Mystery Object #19: Breasts and Personal Technology

Subject to continual upgrade cycles and constant and dependable obsolesce, our personal technology resist the attachment and love that we develop for them. While we take them everywhere and learn to depend on them for communication, entertainment and even to find a bite to eat—the technology pushes back and resists our advances—never retaining the object-histories that might give them human meaning over time.

With no history our personal technology never develop the patinas of value that speak to their interaction with us over time. The unique histories and experiences that inform iPhone “crack chic” no doubt speak to this. What could be a greater love story to share than that of near loss and ultimate survival marked by the scar of broken Gorilla glass? “I nearly lost my iPhone, but it came back to me!”

If our technology never ages, then histories are made for them—”making up” the glass and metal and plastic to imitate the warm glow of antiques. This no doubt informs the steampunk aesthetic—especially the modding of contemporary phones and computers with the aesthetics of the 19th century. As Hieronymus Isambard “Jake” Von Slatt at The Steampunk Workshop describes, “it has something to do with technology and romance.”  The objects of our technology never have enduring relationships with us. They never grow old with us, they just become increasingly forgetful and ultimately useless. Alzheimers not Abelard and Heloise.

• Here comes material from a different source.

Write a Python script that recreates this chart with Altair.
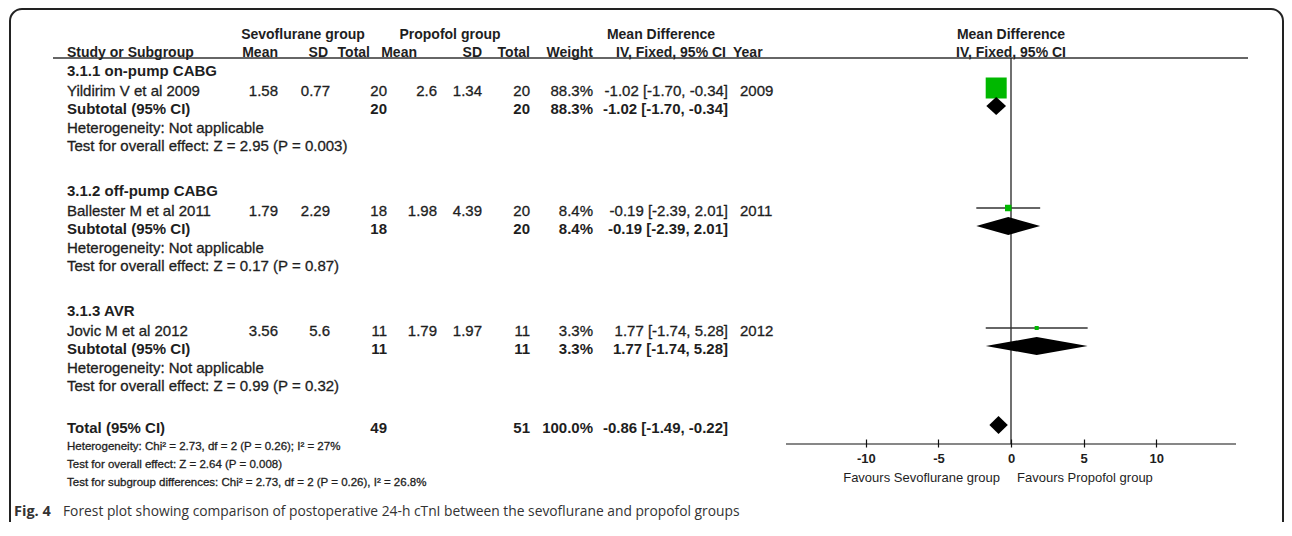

Ultimately we make our generic, banal and impersonal mass-produced products our own through personalization—making them more like we want them to be. The most common sites where we do this for our phones and computers are through their cases and mouse pads, respecively. Think of the thousands and thousands of distinct iPhone cases and mouse pads among which consumers can choose to find the one that expresses something about themselves. Bending the homogeneous product to the individual desire of the consumer.

I make these brief observations about unrequited love, dominance, affection, and Alzheimers—the anti-history of technology and the fantasy of an affectionate technological embrace—as a way to at least offer points of departure for making some sense of iPhone cases and mouse pads that I saw for sale in Akihabara. Featuring images of vulnerable, doe-eyed girls—scantily clad or in maid costumes—the two-dimensional images had three-dimensional breasts. Soft and jelly-filled—puni puni—as advertised on the packaging. The “breasts” end up in the hand of the iPhone user or under the wrist of the mouse manipulator.

They had to be mystery objects, because they begged me for a context—an answer to the why of production and consumption.